Figure scripts
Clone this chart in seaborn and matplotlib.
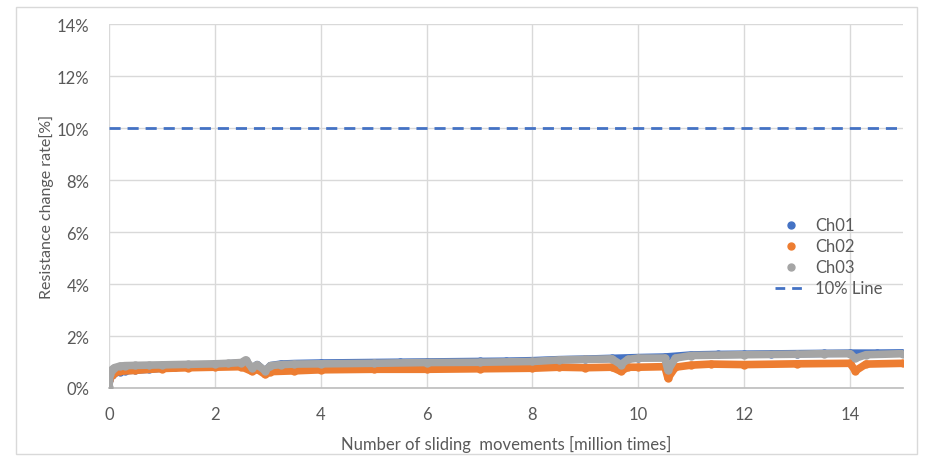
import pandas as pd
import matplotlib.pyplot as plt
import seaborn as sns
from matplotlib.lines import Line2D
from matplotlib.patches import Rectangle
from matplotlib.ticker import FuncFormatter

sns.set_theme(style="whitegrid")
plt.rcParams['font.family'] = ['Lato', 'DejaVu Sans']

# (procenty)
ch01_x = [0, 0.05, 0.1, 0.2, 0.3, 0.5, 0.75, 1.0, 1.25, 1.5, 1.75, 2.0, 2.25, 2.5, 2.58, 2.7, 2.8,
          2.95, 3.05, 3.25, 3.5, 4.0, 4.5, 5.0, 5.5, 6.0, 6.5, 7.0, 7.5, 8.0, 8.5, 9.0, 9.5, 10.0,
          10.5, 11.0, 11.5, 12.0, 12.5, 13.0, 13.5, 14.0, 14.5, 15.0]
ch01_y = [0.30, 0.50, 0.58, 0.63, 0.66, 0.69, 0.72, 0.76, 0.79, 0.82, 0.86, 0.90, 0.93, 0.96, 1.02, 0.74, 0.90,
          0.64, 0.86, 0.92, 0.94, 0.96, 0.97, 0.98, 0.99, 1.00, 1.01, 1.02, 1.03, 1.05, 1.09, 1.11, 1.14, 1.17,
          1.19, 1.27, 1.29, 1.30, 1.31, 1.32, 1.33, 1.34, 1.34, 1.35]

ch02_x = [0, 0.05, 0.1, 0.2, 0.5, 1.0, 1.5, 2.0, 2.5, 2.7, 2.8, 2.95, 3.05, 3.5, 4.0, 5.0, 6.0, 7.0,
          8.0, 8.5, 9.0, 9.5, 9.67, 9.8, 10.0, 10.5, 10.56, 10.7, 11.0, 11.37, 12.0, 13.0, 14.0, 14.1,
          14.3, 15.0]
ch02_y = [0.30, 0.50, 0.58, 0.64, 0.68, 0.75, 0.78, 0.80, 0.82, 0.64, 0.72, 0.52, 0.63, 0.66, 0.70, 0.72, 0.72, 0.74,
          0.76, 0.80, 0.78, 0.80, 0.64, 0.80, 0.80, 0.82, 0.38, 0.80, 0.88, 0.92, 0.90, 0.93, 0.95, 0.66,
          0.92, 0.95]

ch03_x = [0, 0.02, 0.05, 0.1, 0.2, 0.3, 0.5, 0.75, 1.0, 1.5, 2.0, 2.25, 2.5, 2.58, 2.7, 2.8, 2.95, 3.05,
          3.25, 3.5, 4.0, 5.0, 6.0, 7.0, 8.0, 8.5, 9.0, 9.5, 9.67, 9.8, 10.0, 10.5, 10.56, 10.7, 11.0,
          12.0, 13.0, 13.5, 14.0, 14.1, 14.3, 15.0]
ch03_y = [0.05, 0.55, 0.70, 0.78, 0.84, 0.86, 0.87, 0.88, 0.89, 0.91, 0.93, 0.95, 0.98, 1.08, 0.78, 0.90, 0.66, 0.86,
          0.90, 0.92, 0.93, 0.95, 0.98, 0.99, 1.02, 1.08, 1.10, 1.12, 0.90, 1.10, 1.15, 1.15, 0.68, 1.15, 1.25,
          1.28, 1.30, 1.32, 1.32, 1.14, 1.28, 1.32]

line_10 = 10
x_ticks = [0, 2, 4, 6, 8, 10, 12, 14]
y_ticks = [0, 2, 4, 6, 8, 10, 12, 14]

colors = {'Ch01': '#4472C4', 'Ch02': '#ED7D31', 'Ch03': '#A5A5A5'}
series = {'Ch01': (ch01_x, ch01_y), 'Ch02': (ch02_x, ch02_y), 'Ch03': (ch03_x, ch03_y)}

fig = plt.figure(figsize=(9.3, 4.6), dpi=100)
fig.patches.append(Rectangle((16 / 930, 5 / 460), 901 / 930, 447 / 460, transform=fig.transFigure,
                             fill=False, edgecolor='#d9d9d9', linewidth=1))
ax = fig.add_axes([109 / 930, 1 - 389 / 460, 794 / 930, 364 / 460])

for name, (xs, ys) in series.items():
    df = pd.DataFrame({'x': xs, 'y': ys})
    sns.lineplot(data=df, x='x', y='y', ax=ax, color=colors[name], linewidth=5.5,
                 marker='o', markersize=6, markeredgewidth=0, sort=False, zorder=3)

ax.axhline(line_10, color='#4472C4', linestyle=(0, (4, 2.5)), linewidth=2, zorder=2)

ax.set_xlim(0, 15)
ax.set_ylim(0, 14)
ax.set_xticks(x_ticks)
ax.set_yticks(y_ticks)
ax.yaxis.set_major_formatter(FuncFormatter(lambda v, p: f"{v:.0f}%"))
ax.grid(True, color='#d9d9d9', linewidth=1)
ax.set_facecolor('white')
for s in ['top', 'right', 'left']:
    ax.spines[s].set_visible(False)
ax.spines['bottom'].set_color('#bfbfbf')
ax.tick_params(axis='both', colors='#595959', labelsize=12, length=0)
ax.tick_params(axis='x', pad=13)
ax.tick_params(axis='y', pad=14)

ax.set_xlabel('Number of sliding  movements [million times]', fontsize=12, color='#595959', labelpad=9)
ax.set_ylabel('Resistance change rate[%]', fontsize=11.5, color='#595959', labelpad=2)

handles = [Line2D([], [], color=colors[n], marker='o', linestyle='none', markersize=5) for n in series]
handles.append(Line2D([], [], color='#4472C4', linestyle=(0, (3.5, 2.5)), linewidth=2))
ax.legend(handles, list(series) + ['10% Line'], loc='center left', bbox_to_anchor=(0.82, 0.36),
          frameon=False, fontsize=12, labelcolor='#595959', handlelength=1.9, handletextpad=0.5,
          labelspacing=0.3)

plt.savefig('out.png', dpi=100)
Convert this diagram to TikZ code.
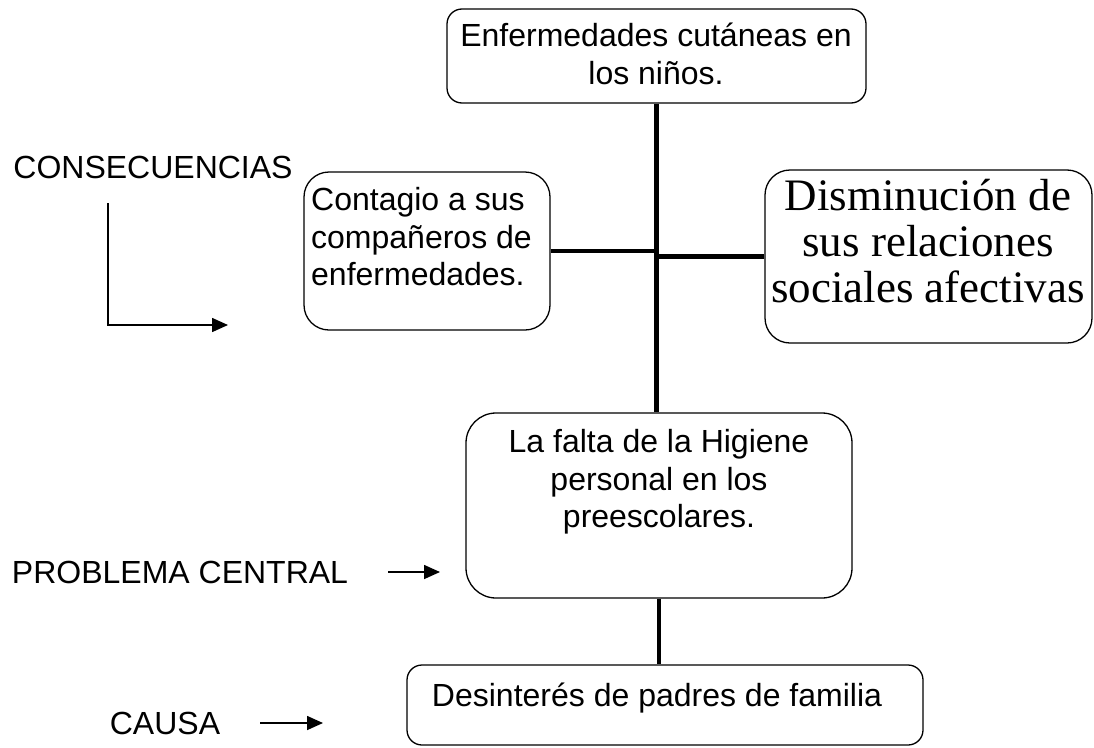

*What you are asked to do*
Output all of the data exactly as it stands, minus any images.

*Complete response*
Clone this chart in seaborn and matplotlib.
import pandas as pd
import matplotlib.pyplot as plt
import seaborn as sns
from matplotlib.lines import Line2D
from matplotlib.patches import Rectangle
from matplotlib.ticker import FuncFormatter

sns.set_theme(style="whitegrid")
plt.rcParams['font.family'] = ['Lato', 'DejaVu Sans']

# (procenty)
ch01_x = [0, 0.05, 0.1, 0.2, 0.3, 0.5, 0.75, 1.0, 1.25, 1.5, 1.75, 2.0, 2.25, 2.5, 2.58, 2.7, 2.8,
          2.95, 3.05, 3.25, 3.5, 4.0, 4.5, 5.0, 5.5, 6.0, 6.5, 7.0, 7.5, 8.0, 8.5, 9.0, 9.5, 10.0,
          10.5, 11.0, 11.5, 12.0, 12.5, 13.0, 13.5, 14.0, 14.5, 15.0]
ch01_y = [0.30, 0.50, 0.58, 0.63, 0.66, 0.69, 0.72, 0.76, 0.79, 0.82, 0.86, 0.90, 0.93, 0.96, 1.02, 0.74, 0.90,
          0.64, 0.86, 0.92, 0.94, 0.96, 0.97, 0.98, 0.99, 1.00, 1.01, 1.02, 1.03, 1.05, 1.09, 1.11, 1.14, 1.17,
          1.19, 1.27, 1.29, 1.30, 1.31, 1.32, 1.33, 1.34, 1.34, 1.35]

ch02_x = [0, 0.05, 0.1, 0.2, 0.5, 1.0, 1.5, 2.0, 2.5, 2.7, 2.8, 2.95, 3.05, 3.5, 4.0, 5.0, 6.0, 7.0,
          8.0, 8.5, 9.0, 9.5, 9.67, 9.8, 10.0, 10.5, 10.56, 10.7, 11.0, 11.37, 12.0, 13.0, 14.0, 14.1,
          14.3, 15.0]
ch02_y = [0.30, 0.50, 0.58, 0.64, 0.68, 0.75, 0.78, 0.80, 0.82, 0.64, 0.72, 0.52, 0.63, 0.66, 0.70, 0.72, 0.72, 0.74,
          0.76, 0.80, 0.78, 0.80, 0.64, 0.80, 0.80, 0.82, 0.38, 0.80, 0.88, 0.92, 0.90, 0.93, 0.95, 0.66,
          0.92, 0.95]

ch03_x = [0, 0.02, 0.05, 0.1, 0.2, 0.3, 0.5, 0.75, 1.0, 1.5, 2.0, 2.25, 2.5, 2.58, 2.7, 2.8, 2.95, 3.05,
          3.25, 3.5, 4.0, 5.0, 6.0, 7.0, 8.0, 8.5, 9.0, 9.5, 9.67, 9.8, 10.0, 10.5, 10.56, 10.7, 11.0,
          12.0, 13.0, 13.5, 14.0, 14.1, 14.3, 15.0]
ch03_y = [0.05, 0.55, 0.70, 0.78, 0.84, 0.86, 0.87, 0.88, 0.89, 0.91, 0.93, 0.95, 0.98, 1.08, 0.78, 0.90, 0.66, 0.86,
          0.90, 0.92, 0.93, 0.95, 0.98, 0.99, 1.02, 1.08, 1.10, 1.12, 0.90, 1.10, 1.15, 1.15, 0.68, 1.15, 1.25,
          1.28, 1.30, 1.32, 1.32, 1.14, 1.28, 1.32]

line_10 = 10
x_ticks = [0, 2, 4, 6, 8, 10, 12, 14]
y_ticks = [0, 2, 4, 6, 8, 10, 12, 14]

colors = {'Ch01': '#4472C4', 'Ch02': '#ED7D31', 'Ch03': '#A5A5A5'}
series = {'Ch01': (ch01_x, ch01_y), 'Ch02': (ch02_x, ch02_y), 'Ch03': (ch03_x, ch03_y)}

fig = plt.figure(figsize=(9.3, 4.6), dpi=100)
fig.patches.append(Rectangle((16 / 930, 5 / 460), 901 / 930, 447 / 460, transform=fig.transFigure,
                             fill=False, edgecolor='#d9d9d9', linewidth=1))
ax = fig.add_axes([109 / 930, 1 - 389 / 460, 794 / 930, 364 / 460])

for name, (xs, ys) in series.items():
    df = pd.DataFrame({'x': xs, 'y': ys})
    sns.lineplot(data=df, x='x', y='y', ax=ax, color=colors[name], linewidth=5.5,
                 marker='o', markersize=6, markeredgewidth=0, sort=False, zorder=3)

ax.axhline(line_10, color='#4472C4', linestyle=(0, (4, 2.5)), linewidth=2, zorder=2)

ax.set_xlim(0, 15)
ax.set_ylim(0, 14)
ax.set_xticks(x_ticks)
ax.set_yticks(y_ticks)
ax.yaxis.set_major_formatter(FuncFormatter(lambda v, p: f"{v:.0f}%"))
ax.grid(True, color='#d9d9d9', linewidth=1)
ax.set_facecolor('white')
for s in ['top', 'right', 'left']:
    ax.spines[s].set_visible(False)
ax.spines['bottom'].set_color('#bfbfbf')
ax.tick_params(axis='both', colors='#595959', labelsize=12, length=0)
ax.tick_params(axis='x', pad=13)
ax.tick_params(axis='y', pad=14)

ax.set_xlabel('Number of sliding  movements [million times]', fontsize=12, color='#595959', labelpad=9)
ax.set_ylabel('Resistance change rate[%]', fontsize=11.5, color='#595959', labelpad=2)

handles = [Line2D([], [], color=colors[n], marker='o', linestyle='none', markersize=5) for n in series]
handles.append(Line2D([], [], color='#4472C4', linestyle=(0, (3.5, 2.5)), linewidth=2))
ax.legend(handles, list(series) + ['10% Line'], loc='center left', bbox_to_anchor=(0.82, 0.36),
          frameon=False, fontsize=12, labelcolor='#595959', handlelength=1.9, handletextpad=0.5,
          labelspacing=0.3)

plt.savefig('out.png', dpi=100)
Convert this diagram to TikZ code.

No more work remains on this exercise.